Caruso’s work, while perhaps easier to explain, can only be truly understood to the few adept individuals who understand the physical inner workings of media-based technology. Backless or partially dismantled televisions, stripped speakers, transmitters, radios and surveillance systems make up the physical structure of his pieces, which were set up on tables and pedestals. throughout the space. Because of this, the viewer was able to examine the machines, their structure, and their interconnectivity from all angles. One of the most striking of Caruso’s pieces was an intricate setup consisting of a Sony surveillance system, a machine made up of eight identical small screens and dials with shifting horizontal and vertical lines across the screens, bending out of shape or experiencing technological glitches with a constant rhythm. Next to this was a setup of two generators connected to a small TV-radio, partially split open and tipped on its side. On the screen a strange light feedback danced, a play of energy. The rhythm in light display on both machines echoed with the feeling of a heartbeat. The palpable energy was recognizable as one of machine origin, but with a pattern that began to resemble human life more than anything else.

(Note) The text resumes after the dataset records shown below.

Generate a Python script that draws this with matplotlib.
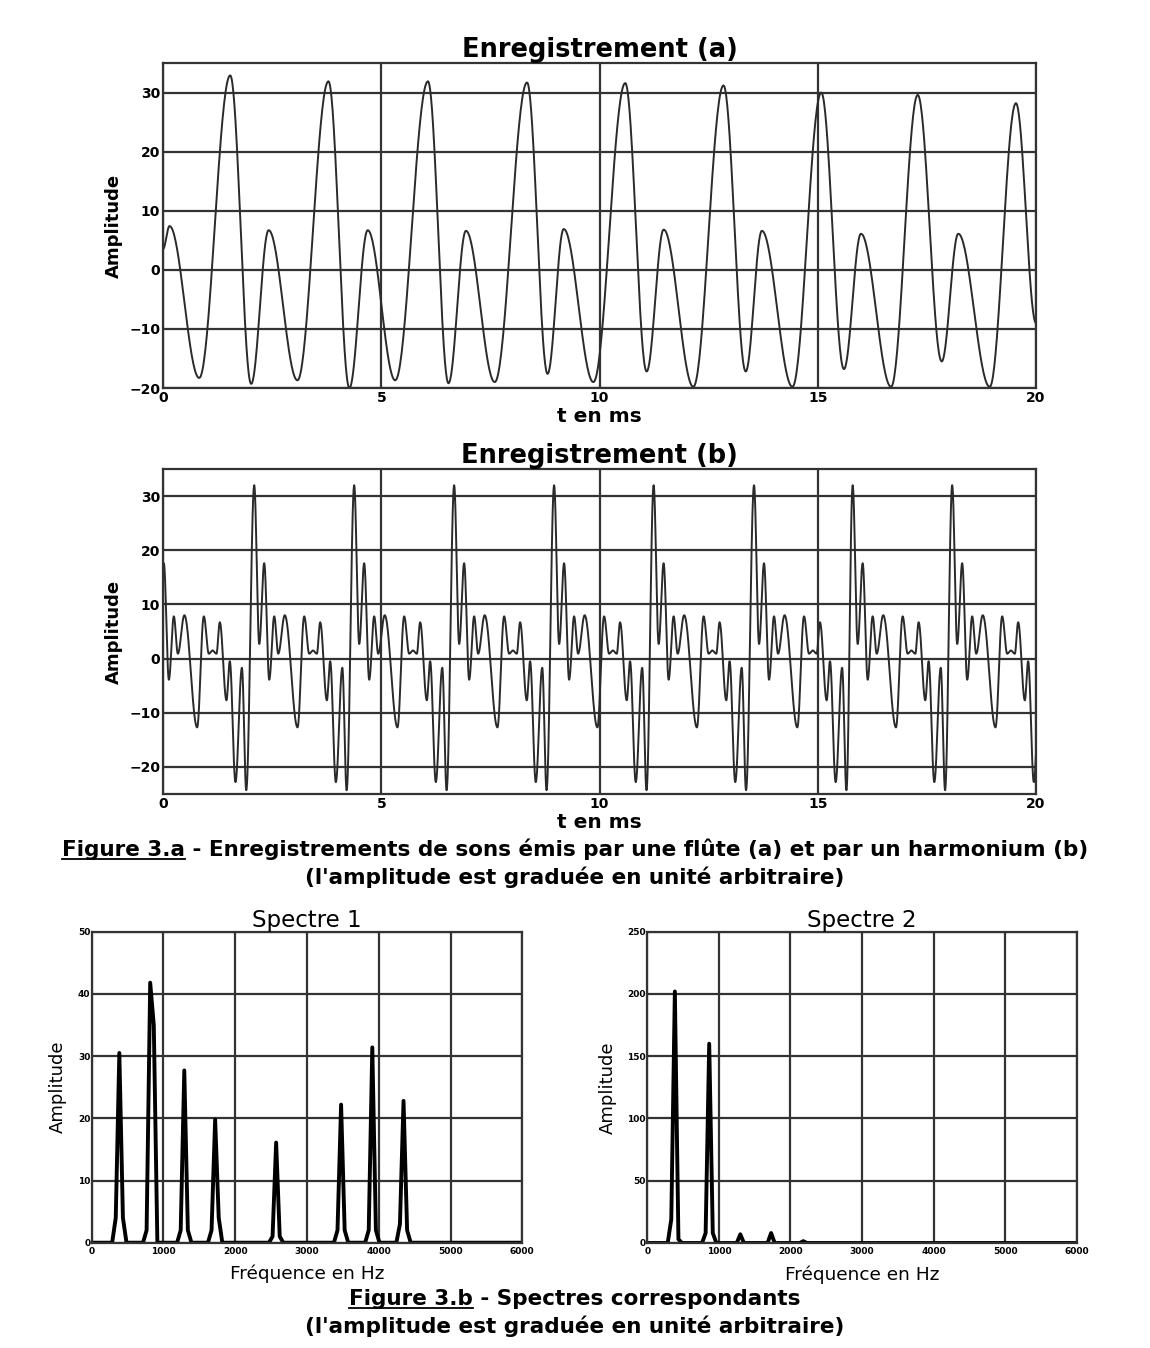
import matplotlib.pyplot as plt
import numpy as np
from matplotlib.lines import Line2D

plt.rcParams['font.family'] = 'DejaVu Sans'

# Enregistrement (a) : extrema (t en ms, amplitude)
rec_a_t = [0.0, 0.15, 0.83, 1.54, 2.02, 2.42, 3.08, 3.79, 4.27, 4.69, 5.32,
           6.07, 6.54, 6.94, 7.60, 8.34, 8.81, 9.18, 9.86, 10.59, 11.08,
           11.47, 12.15, 12.84, 13.35, 13.72, 14.42, 15.08, 15.60, 15.99,
           16.68, 17.29, 17.84, 18.22, 18.94, 19.54, 20.0]
rec_a_v = [3.5, 7.4, -18.3, 32.9, -19.3, 6.7, -18.7, 31.9, -20.0, 6.7, -18.7,
           31.9, -19.2, 6.6, -19.0, 31.7, -17.6, 6.9, -19.0, 31.6, -17.2,
           6.8, -19.8, 31.2, -17.2, 6.6, -19.8, 30.0, -16.8, 6.1,
           -19.8, 29.6, -15.5, 6.1, -19.8, 28.2, -9.0]

# Enregistrement (b) : motif d'une période (décalage / pic principal) et instants des pics
rec_b_offsets = [0.0, 0.115, 0.229, 0.344, 0.458, 0.55, 0.70, 0.992, 1.145,
                 1.26, 1.344, 1.435, 1.511, 1.664, 1.74, 1.87, 2.018, 2.117]
rec_b_values = [32.0, 2.7, 17.6, -3.9, 7.8, 0.9, 8.0, -12.7, 7.8,
                0.9, 1.5, 0.9, 6.7, -7.7, -0.5, -22.8, -1.7, -24.3]
rec_b_spikes = [-0.21, 2.09, 4.38, 6.67, 8.96, 11.24, 13.54, 15.80, 18.08]

# Spectre 1
spec1_freq = [385, 815, 1290, 1720, 2570, 3475, 3910, 4345]
spec1_amp = [30.5, 41.8, 27.7, 19.8, 16.1, 22.2, 31.4, 22.8]
spec1_left = [4, 2, 2, 2, 1, 2, 2, 3]
spec1_right = [4, 35, 2, 4, 1, 2, 2, 2]

# Spectre 2
spec2_freq = [385, 865, 1300, 1730, 2180]
spec2_amp = [202, 160, 7, 8, 1.5]
spec2_left = [19, 8, 0, 0, 0]
spec2_right = [3, 8, 0, 0, 0]


def smooth(t_pts, v_pts, n=40):
    ts, vs = [], []
    for i in range(len(t_pts) - 1):
        s = np.linspace(0, 1, n, endpoint=False)
        ts.append(t_pts[i] + (t_pts[i + 1] - t_pts[i]) * s)
        vs.append(v_pts[i] + (v_pts[i + 1] - v_pts[i]) * (1 - np.cos(np.pi * s)) / 2)
    ts.append([t_pts[-1]])
    vs.append([v_pts[-1]])
    return np.concatenate(ts), np.concatenate(vs)


def spectrum_line(freqs, amps, left, right):
    xs, ys = [0], [0]
    for f, a, l, r in zip(freqs, amps, left, right):
        xs += [f - 100, f - 50, f, f + 50, f + 100]
        ys += [0, l, a, r, 0]
    xs.append(6000)
    ys.append(0)
    return xs, ys


b_t, b_v = [], []
for s in rec_b_spikes:
    for o, v in zip(rec_b_offsets, rec_b_values):
        b_t.append(s + o)
        b_v.append(v)

W, H = 1150, 1348
fig = plt.figure(figsize=(W / 100, H / 100), dpi=100)

grid_kw = dict(color='#333333', linewidth=1.6)


def style(ax, tick_size, bold=True, xpad=2, ypad=2):
    ax.grid(True, **grid_kw)
    ax.set_axisbelow(True)
    for sp in ax.spines.values():
        sp.set_linewidth(1.6)
        sp.set_color('#333333')
    ax.tick_params(length=0, labelsize=tick_size)
    ax.tick_params(axis='x', pad=xpad)
    ax.tick_params(axis='y', pad=ypad)
    for lab in ax.get_xticklabels() + ax.get_yticklabels():
        lab.set_fontweight('bold' if bold else 'normal')


# --- Enregistrement (a)
ax1 = fig.add_axes([163 / W, 1 - 388 / H, 873 / W, 325 / H])
t, v = smooth(rec_a_t, rec_a_v)
ax1.plot(t, v, color='#2a2a2a', lw=1.4)
ax1.set_xlim(0, 20)
ax1.set_ylim(-20, 35)
ax1.set_xticks([0, 5, 10, 15, 20])
ax1.set_yticks([-20, -10, 0, 10, 20, 30])
style(ax1, 10)
ax1.set_title('Enregistrement (a)', fontsize=18.5, fontweight='bold', pad=0)
ax1.set_xlabel('t en ms', fontsize=14.5, fontweight='bold')
ax1.xaxis.set_label_coords(0.5, -0.058)
ax1.set_ylabel('Amplitude', fontsize=13, fontweight='bold')
ax1.yaxis.set_label_coords(-0.046, 0.5)

# --- Enregistrement (b)
ax2 = fig.add_axes([163 / W, 1 - 794 / H, 873 / W, 325 / H])
t, v = smooth(b_t, b_v)
ax2.plot(t, v, color='#2a2a2a', lw=1.4)
ax2.set_xlim(0, 20)
ax2.set_ylim(-25, 35)
ax2.set_xticks([0, 5, 10, 15, 20])
ax2.set_yticks([-20, -10, 0, 10, 20, 30])
style(ax2, 10)
ax2.set_title('Enregistrement (b)', fontsize=18.5, fontweight='bold', pad=0)
ax2.set_xlabel('t en ms', fontsize=14.5, fontweight='bold')
ax2.xaxis.set_label_coords(0.5, -0.058)
ax2.set_ylabel('Amplitude', fontsize=13, fontweight='bold')
ax2.yaxis.set_label_coords(-0.046, 0.5)

# --- Spectre 1
ax3 = fig.add_axes([91.7 / W, 1 - 1242.7 / H, 430.6 / W, 311 / H])
xs, ys = spectrum_line(spec1_freq, spec1_amp, spec1_left, spec1_right)
ax3.plot(xs, ys, color='black', lw=2.8)
ax3.set_xlim(0, 6000)
ax3.set_ylim(0, 50)
ax3.set_xticks(range(0, 6001, 1000))
ax3.set_yticks(range(0, 51, 10))
style(ax3, 6.5, xpad=3, ypad=1)
ax3.set_title('Spectre 1', fontsize=16.5, pad=2)
ax3.set_xlabel('Fréquence en Hz', fontsize=13.3)
ax3.xaxis.set_label_coords(0.5, -0.071)
ax3.set_ylabel('Amplitude', fontsize=13)
ax3.yaxis.set_label_coords(-0.057, 0.5)

# --- Spectre 2
ax4 = fig.add_axes([647.3 / W, 1 - 1243 / H, 429.4 / W, 311.3 / H])
xs, ys = spectrum_line(spec2_freq, spec2_amp, spec2_left, spec2_right)
ax4.plot(xs, ys, color='black', lw=2.8)
ax4.set_xlim(0, 6000)
ax4.set_ylim(0, 250)
ax4.set_xticks(range(0, 6001, 1000))
ax4.set_yticks(range(0, 251, 50))
style(ax4, 6.5, xpad=3, ypad=1)
ax4.set_title('Spectre 2', fontsize=16.5, pad=2)
ax4.set_xlabel('Fréquence en Hz', fontsize=13.3)
ax4.xaxis.set_label_coords(0.5, -0.071)
ax4.set_ylabel('Amplitude', fontsize=13)
ax4.yaxis.set_label_coords(-0.071, 0.5)

# --- Légendes des figures
cap_kw = dict(fontsize=15.5, fontweight='bold', ha='center', va='baseline')
captions = [
    ('Figure 3.a', ' - Enregistrements de sons émis par une flûte (a) et par un harmonium (b)', 856),
    ('Figure 3.b', ' - Spectres correspondants', 1305),
]
sub_lines = [('(l\'amplitude est graduée en unité arbitraire)', 884),
             ('(l\'amplitude est graduée en unité arbitraire)', 1333)]

fig.canvas.draw()
renderer = fig.canvas.get_renderer()
for head, rest, yb in captions:
    full = fig.text(0.5, 1 - yb / H, head + rest, **cap_kw)
    tmp = fig.text(0, 0, head, fontsize=15.5, fontweight='bold')
    bb = full.get_window_extent(renderer)
    w = tmp.get_window_extent(renderer).width
    tmp.remove()
    y_line = 1 - (yb + 3) / H
    fig.add_artist(Line2D([bb.x0 / W, (bb.x0 + w) / W], [y_line, y_line],
                          color='black', lw=1.3))
for txt, yb in sub_lines:
    fig.text(0.5, 1 - yb / H, txt, **cap_kw)

fig.savefig('out.png', dpi=100, facecolor='white')
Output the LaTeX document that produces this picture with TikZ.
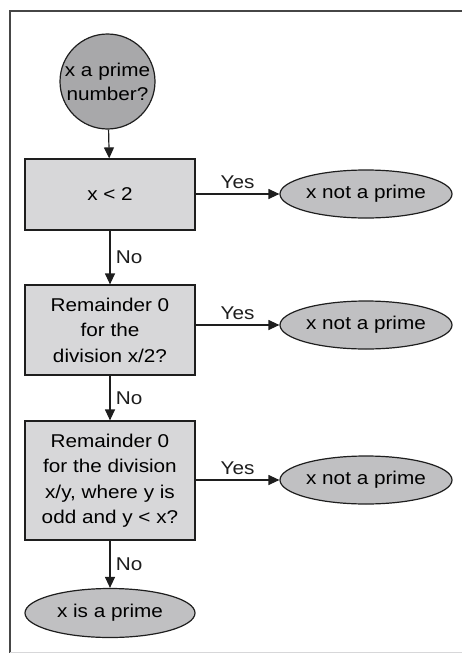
\documentclass[tikz,border=0pt]{standalone}
\usepackage{fontspec}
\setmainfont{Liberation Sans}[FakeStretch=1.12]
\usepackage{tikz}
\usetikzlibrary{shapes.geometric, arrows.meta, positioning}
\definecolor{mydark}{RGB}{30,30,30}
\definecolor{myframe}{RGB}{70,70,70}
\definecolor{mylight}{RGB}{215,215,217}
\definecolor{mygrey}{RGB}{192,192,194}
\definecolor{mydeep}{RGB}{168,168,170}
\tikzset{
  decision/.style={rectangle, draw=mydark, fill=mylight,
    minimum width=170pt, align=center, line width=1.2pt,
    font=\fontsize{18.5}{25.5}\selectfont},
  outcome/.style={ellipse, draw=mydark, fill=mygrey,
    minimum width=172pt, minimum height=48pt, inner sep=0pt,
    font=\fontsize{18.5}{25.5}\selectfont, line width=1.2pt},
  startnode/.style={circle, draw=mydark, fill=mydeep,
    minimum size=95pt, inner sep=0pt, align=center, line width=1.2pt,
    font=\fontsize{18.5}{24}\selectfont},
  lbl/.style={font=\fontsize{18.5}{23}\selectfont, align=center},
  arrow/.style={-{Triangle[width=10pt,length=11pt]}, line width=1.2pt, color=mydark}
}
\begin{document}
\begin{tikzpicture}[x=1pt, y=-1pt]
  \useasboundingbox (0,0) rectangle (462,653);
  % frame
  \draw[line width=2pt, color=myframe] (462,11) -- (10,11) -- (10,653);
  \draw[line width=0.6pt, color=mylight] (10,652) -- (462,652);

  % start
  \node[startnode] (start) at (107.5,81.5) {x a prime\\number?};

  % tests
  \node[decision, minimum height=71pt] (test1) at (110,194.5) {x < 2};
  \node[decision, minimum height=90pt] (test2) at (110,330) {Remainder 0\\for the\\division x/2?};
  \node[decision, minimum height=119pt] (test3) at (110,480.5) {Remainder 0\\for the division\\x/y, where y is\\odd and y < x?};

  % outcomes
  \node[outcome] (nop1) at (366,194) {x not a prime};
  \node[outcome] (nop2) at (366,325) {x not a prime};
  \node[outcome] (nop3) at (366,480) {x not a prime};
  \node[outcome, minimum width=170pt, minimum height=49pt] (prime) at (110,613) {x is a prime};

  % connectors
  \draw[arrow] (start) -- (test1);
  \draw[arrow] (test1) -- node[lbl, right, xshift=2pt] {No} (test2);
  \draw[arrow] (test2) -- node[lbl, right, xshift=2pt] {No} (test3);
  \draw[arrow] (test3) -- node[lbl, right, xshift=2pt] {No} (prime);
  \draw[arrow] (test1.east |- nop1) -- node[lbl, above, yshift=1pt] {Yes} (nop1.west);
  \draw[arrow] (test2.east |- nop2) -- node[lbl, above, yshift=1pt] {Yes} (nop2.west);
  \draw[arrow] (test3.east |- nop3) -- node[lbl, above, yshift=1pt] {Yes} (nop3.west);
\end{tikzpicture}
\end{document}
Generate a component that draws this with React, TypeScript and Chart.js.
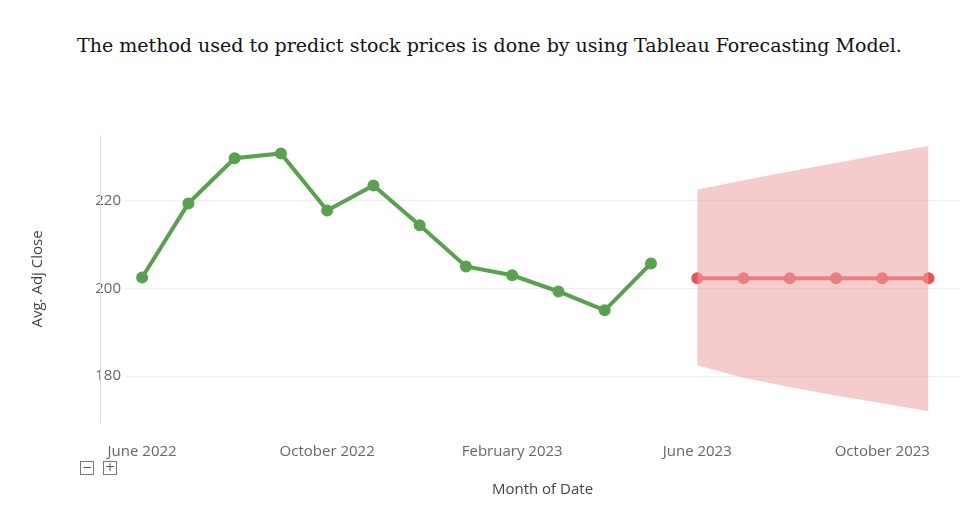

In an almost enclosed structure in the center of the room, three small televisions stood on pedestals, showing displays of static or of INPUT modes. On the floor in front of were five speaker heads, three of which were rising and falling with a vibrating pulse. The speakers were mesmerizing, at once organic and mushroom-like, recalling ideas of nature as well as the internal human body. They were lifelike in many ways, yet moving with a vibration that was so very mechanical. Caruso’s pieces are fully self-contained, closed systems. Their input is their output, their final product dependent on their own internal functionality or pending collapse.

Together, Huston and Caruso’s work came to represent different moments of a similar process. Where the viewer is witness to the live-action current of feedback in Caruso’s work, Huston freezes this dance of mechanical energy into a single composite image. In their bodies of work both artists question origin and control, and the viewer ultimately is forced to ask: Who is the artist and what are we viewing? Are these pieces abstract representations of feedback, or are we witnessing a live manifestation of the aesthetic processes of these various machines?